Required work: Starting with the first line of the data below, copy each line up to and including the one containing "(crname) at (211.5,18)". Pictures stay out.

======== Data supplied ========

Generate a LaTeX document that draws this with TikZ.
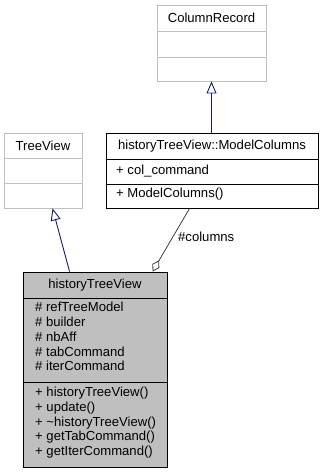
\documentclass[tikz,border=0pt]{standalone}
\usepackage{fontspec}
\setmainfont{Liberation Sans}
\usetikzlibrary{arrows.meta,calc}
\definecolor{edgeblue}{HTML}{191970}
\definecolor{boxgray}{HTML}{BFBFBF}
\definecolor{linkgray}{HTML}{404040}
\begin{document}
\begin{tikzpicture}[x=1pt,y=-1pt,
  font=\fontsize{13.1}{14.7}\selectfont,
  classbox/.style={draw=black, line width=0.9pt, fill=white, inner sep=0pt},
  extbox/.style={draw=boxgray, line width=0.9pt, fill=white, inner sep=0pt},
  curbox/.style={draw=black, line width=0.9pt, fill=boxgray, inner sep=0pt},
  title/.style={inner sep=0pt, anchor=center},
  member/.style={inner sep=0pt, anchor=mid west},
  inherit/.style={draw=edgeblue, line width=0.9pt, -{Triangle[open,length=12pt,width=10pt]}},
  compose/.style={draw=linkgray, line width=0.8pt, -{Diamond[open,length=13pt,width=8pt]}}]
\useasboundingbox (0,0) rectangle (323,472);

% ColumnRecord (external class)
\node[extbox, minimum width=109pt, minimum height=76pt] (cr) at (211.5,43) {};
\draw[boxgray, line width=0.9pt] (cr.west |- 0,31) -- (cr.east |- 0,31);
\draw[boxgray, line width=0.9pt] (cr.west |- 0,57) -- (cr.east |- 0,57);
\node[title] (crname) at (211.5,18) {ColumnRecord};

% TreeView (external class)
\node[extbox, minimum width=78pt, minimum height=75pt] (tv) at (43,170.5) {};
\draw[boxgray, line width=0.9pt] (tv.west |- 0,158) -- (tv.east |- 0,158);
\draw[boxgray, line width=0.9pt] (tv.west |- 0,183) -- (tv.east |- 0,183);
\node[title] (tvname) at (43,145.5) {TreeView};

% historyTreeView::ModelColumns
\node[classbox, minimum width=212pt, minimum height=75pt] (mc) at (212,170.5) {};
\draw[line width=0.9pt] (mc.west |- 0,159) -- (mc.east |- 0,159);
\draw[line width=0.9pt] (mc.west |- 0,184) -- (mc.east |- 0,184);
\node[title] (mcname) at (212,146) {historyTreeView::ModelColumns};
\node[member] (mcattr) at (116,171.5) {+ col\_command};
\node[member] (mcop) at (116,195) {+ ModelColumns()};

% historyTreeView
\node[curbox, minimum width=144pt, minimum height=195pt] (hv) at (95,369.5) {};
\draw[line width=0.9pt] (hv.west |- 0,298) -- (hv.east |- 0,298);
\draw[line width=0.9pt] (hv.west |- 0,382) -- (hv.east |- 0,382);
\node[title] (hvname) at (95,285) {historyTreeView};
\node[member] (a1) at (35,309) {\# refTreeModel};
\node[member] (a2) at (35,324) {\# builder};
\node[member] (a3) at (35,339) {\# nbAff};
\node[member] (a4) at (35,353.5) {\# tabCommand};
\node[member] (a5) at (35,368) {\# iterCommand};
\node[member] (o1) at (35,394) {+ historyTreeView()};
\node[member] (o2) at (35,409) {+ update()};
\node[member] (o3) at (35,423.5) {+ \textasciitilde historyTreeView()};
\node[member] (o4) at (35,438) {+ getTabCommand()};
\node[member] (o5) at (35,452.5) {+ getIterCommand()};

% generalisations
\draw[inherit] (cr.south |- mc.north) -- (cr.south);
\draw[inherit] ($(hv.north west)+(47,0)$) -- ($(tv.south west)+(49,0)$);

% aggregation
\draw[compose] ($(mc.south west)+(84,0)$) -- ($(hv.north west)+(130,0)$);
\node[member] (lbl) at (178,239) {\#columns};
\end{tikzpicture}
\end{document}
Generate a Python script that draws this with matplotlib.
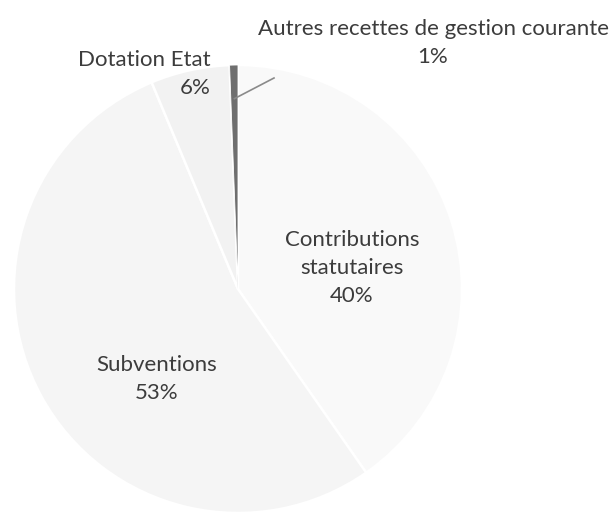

========

Completed exercise:
Generate a LaTeX document that draws this with TikZ.
\documentclass[tikz,border=0pt]{standalone}
\usepackage{fontspec}
\setmainfont{Liberation Sans}
\usetikzlibrary{arrows.meta,calc}
\definecolor{edgeblue}{HTML}{191970}
\definecolor{boxgray}{HTML}{BFBFBF}
\definecolor{linkgray}{HTML}{404040}
\begin{document}
\begin{tikzpicture}[x=1pt,y=-1pt,
  font=\fontsize{13.1}{14.7}\selectfont,
  classbox/.style={draw=black, line width=0.9pt, fill=white, inner sep=0pt},
  extbox/.style={draw=boxgray, line width=0.9pt, fill=white, inner sep=0pt},
  curbox/.style={draw=black, line width=0.9pt, fill=boxgray, inner sep=0pt},
  title/.style={inner sep=0pt, anchor=center},
  member/.style={inner sep=0pt, anchor=mid west},
  inherit/.style={draw=edgeblue, line width=0.9pt, -{Triangle[open,length=12pt,width=10pt]}},
  compose/.style={draw=linkgray, line width=0.8pt, -{Diamond[open,length=13pt,width=8pt]}}]
\useasboundingbox (0,0) rectangle (323,472);

% ColumnRecord (external class)
\node[extbox, minimum width=109pt, minimum height=76pt] (cr) at (211.5,43) {};
\draw[boxgray, line width=0.9pt] (cr.west |- 0,31) -- (cr.east |- 0,31);
\draw[boxgray, line width=0.9pt] (cr.west |- 0,57) -- (cr.east |- 0,57);
\node[title] (crname) at (211.5,18) {ColumnRecord};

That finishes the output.